■ WORK REQUIRED: With the pictures left out, copy the listing below exactly.

■ SOURCE MATERIAL:
== == ==

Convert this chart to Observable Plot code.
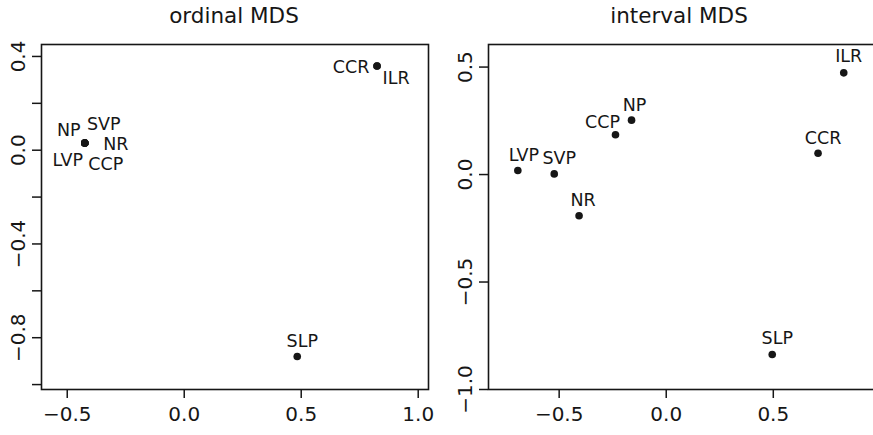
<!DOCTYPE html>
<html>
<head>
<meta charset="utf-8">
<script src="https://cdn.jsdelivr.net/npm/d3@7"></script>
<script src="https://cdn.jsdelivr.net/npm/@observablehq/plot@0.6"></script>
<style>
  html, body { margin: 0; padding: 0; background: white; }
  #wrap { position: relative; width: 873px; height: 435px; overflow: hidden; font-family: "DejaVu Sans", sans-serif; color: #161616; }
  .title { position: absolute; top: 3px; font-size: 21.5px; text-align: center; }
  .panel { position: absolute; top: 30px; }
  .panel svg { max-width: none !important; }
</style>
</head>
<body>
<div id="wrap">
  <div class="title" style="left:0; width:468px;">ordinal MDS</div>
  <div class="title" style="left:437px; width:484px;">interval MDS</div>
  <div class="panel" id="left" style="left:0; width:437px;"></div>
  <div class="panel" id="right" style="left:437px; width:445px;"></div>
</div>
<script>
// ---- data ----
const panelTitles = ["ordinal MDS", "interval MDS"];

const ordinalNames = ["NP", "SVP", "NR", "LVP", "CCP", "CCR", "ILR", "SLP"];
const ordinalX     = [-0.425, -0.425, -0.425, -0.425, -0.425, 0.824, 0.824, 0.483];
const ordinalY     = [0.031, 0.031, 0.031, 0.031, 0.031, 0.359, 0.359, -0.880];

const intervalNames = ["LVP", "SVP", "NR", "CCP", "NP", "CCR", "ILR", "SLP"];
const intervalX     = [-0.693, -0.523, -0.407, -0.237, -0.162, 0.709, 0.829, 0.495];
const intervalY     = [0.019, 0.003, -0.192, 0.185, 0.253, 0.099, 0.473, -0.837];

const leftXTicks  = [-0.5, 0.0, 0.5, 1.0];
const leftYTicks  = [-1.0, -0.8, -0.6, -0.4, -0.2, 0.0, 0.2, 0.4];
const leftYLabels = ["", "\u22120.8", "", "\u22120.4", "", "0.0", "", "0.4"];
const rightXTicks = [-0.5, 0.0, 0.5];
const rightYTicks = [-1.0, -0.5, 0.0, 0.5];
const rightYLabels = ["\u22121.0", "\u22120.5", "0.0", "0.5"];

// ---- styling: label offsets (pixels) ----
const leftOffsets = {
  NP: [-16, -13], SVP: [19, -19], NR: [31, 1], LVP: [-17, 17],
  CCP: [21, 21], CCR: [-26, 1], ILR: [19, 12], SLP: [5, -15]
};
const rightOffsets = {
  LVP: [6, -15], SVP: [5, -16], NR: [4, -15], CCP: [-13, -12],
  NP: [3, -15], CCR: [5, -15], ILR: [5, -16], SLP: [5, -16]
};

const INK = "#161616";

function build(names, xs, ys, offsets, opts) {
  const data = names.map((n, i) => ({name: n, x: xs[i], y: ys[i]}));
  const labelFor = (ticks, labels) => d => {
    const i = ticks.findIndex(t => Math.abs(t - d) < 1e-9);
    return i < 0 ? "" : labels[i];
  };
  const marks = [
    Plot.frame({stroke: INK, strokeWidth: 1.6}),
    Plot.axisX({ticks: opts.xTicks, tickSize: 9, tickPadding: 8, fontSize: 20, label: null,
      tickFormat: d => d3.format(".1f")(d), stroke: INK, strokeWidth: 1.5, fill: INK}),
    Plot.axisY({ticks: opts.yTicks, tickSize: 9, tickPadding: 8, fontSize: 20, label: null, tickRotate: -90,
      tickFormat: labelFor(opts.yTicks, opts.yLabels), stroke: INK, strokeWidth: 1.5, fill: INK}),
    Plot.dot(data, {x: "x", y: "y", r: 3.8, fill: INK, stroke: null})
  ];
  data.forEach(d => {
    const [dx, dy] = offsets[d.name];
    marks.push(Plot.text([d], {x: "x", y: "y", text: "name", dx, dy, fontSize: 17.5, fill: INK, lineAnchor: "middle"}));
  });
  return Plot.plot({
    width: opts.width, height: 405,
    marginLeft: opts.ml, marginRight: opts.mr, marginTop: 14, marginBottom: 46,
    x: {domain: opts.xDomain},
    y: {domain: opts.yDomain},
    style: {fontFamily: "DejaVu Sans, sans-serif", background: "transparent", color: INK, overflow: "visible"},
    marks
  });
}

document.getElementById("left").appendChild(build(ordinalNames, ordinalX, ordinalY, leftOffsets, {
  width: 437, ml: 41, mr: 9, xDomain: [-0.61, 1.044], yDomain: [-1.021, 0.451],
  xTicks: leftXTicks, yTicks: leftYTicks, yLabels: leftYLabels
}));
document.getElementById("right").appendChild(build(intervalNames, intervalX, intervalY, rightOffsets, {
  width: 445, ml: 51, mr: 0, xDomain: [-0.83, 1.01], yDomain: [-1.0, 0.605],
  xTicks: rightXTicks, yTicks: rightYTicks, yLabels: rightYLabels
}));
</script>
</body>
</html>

== == ==

■ EXERCISE RESULT:
Convert this chart to Observable Plot code.
<!DOCTYPE html>
<html>
<head>
<meta charset="utf-8">
<script src="https://cdn.jsdelivr.net/npm/d3@7"></script>
<script src="https://cdn.jsdelivr.net/npm/@observablehq/plot@0.6"></script>
<style>
  html, body { margin: 0; padding: 0; background: white; }
  #wrap { position: relative; width: 873px; height: 435px; overflow: hidden; font-family: "DejaVu Sans", sans-serif; color: #161616; }
  .title { position: absolute; top: 3px; font-size: 21.5px; text-align: center; }
  .panel { position: absolute; top: 30px; }
  .panel svg { max-width: none !important; }
</style>
</head>
<body>
<div id="wrap">
  <div class="title" style="left:0; width:468px;">ordinal MDS</div>
  <div class="title" style="left:437px; width:484px;">interval MDS</div>
  <div class="panel" id="left" style="left:0; width:437px;"></div>
  <div class="panel" id="right" style="left:437px; width:445px;"></div>
</div>
<script>
// ---- data ----
const panelTitles = ["ordinal MDS", "interval MDS"];

const ordinalNames = ["NP", "SVP", "NR", "LVP", "CCP", "CCR", "ILR", "SLP"];
const ordinalX     = [-0.425, -0.425, -0.425, -0.425, -0.425, 0.824, 0.824, 0.483];
const ordinalY     = [0.031, 0.031, 0.031, 0.031, 0.031, 0.359, 0.359, -0.880];

const intervalNames = ["LVP", "SVP", "NR", "CCP", "NP", "CCR", "ILR", "SLP"];
const intervalX     = [-0.693, -0.523, -0.407, -0.237, -0.162, 0.709, 0.829, 0.495];
const intervalY     = [0.019, 0.003, -0.192, 0.185, 0.253, 0.099, 0.473, -0.837];

const leftXTicks  = [-0.5, 0.0, 0.5, 1.0];
const leftYTicks  = [-1.0, -0.8, -0.6, -0.4, -0.2, 0.0, 0.2, 0.4];
const leftYLabels = ["", "\u22120.8", "", "\u22120.4", "", "0.0", "", "0.4"];
const rightXTicks = [-0.5, 0.0, 0.5];
const rightYTicks = [-1.0, -0.5, 0.0, 0.5];
const rightYLabels = ["\u22121.0", "\u22120.5", "0.0", "0.5"];

// ---- styling: label offsets (pixels) ----
const leftOffsets = {
  NP: [-16, -13], SVP: [19, -19], NR: [31, 1], LVP: [-17, 17],
  CCP: [21, 21], CCR: [-26, 1], ILR: [19, 12], SLP: [5, -15]
};
const rightOffsets = {
  LVP: [6, -15], SVP: [5, -16], NR: [4, -15], CCP: [-13, -12],
  NP: [3, -15], CCR: [5, -15], ILR: [5, -16], SLP: [5, -16]
};

const INK = "#161616";

function build(names, xs, ys, offsets, opts) {
  const data = names.map((n, i) => ({name: n, x: xs[i], y: ys[i]}));
  const labelFor = (ticks, labels) => d => {
    const i = ticks.findIndex(t => Math.abs(t - d) < 1e-9);
    return i < 0 ? "" : labels[i];
  };
  const marks = [
    Plot.frame({stroke: INK, strokeWidth: 1.6}),
    Plot.axisX({ticks: opts.xTicks, tickSize: 9, tickPadding: 8, fontSize: 20, label: null,
      tickFormat: d => d3.format(".1f")(d), stroke: INK, strokeWidth: 1.5, fill: INK}),
    Plot.axisY({ticks: opts.yTicks, tickSize: 9, tickPadding: 8, fontSize: 20, label: null, tickRotate: -90,
      tickFormat: labelFor(opts.yTicks, opts.yLabels), stroke: INK, strokeWidth: 1.5, fill: INK}),
    Plot.dot(data, {x: "x", y: "y", r: 3.8, fill: INK, stroke: null})
  ];
  data.forEach(d => {
    const [dx, dy] = offsets[d.name];
    marks.push(Plot.text([d], {x: "x", y: "y", text: "name", dx, dy, fontSize: 17.5, fill: INK, lineAnchor: "middle"}));
  });
  return Plot.plot({
    width: opts.width, height: 405,
    marginLeft: opts.ml, marginRight: opts.mr, marginTop: 14, marginBottom: 46,
    x: {domain: opts.xDomain},
    y: {domain: opts.yDomain},
    style: {fontFamily: "DejaVu Sans, sans-serif", background: "transparent", color: INK, overflow: "visible"},
    marks
  });
}

document.getElementById("left").appendChild(build(ordinalNames, ordinalX, ordinalY, leftOffsets, {
  width: 437, ml: 41, mr: 9, xDomain: [-0.61, 1.044], yDomain: [-1.021, 0.451],
  xTicks: leftXTicks, yTicks: leftYTicks, yLabels: leftYLabels
}));
document.getElementById("right").appendChild(build(intervalNames, intervalX, intervalY, rightOffsets, {
  width: 445, ml: 51, mr: 0, xDomain: [-0.83, 1.01], yDomain: [-1.0, 0.605],
  xTicks: rightXTicks, yTicks: rightYTicks, yLabels: rightYLabels
}));
</script>
</body>
</html>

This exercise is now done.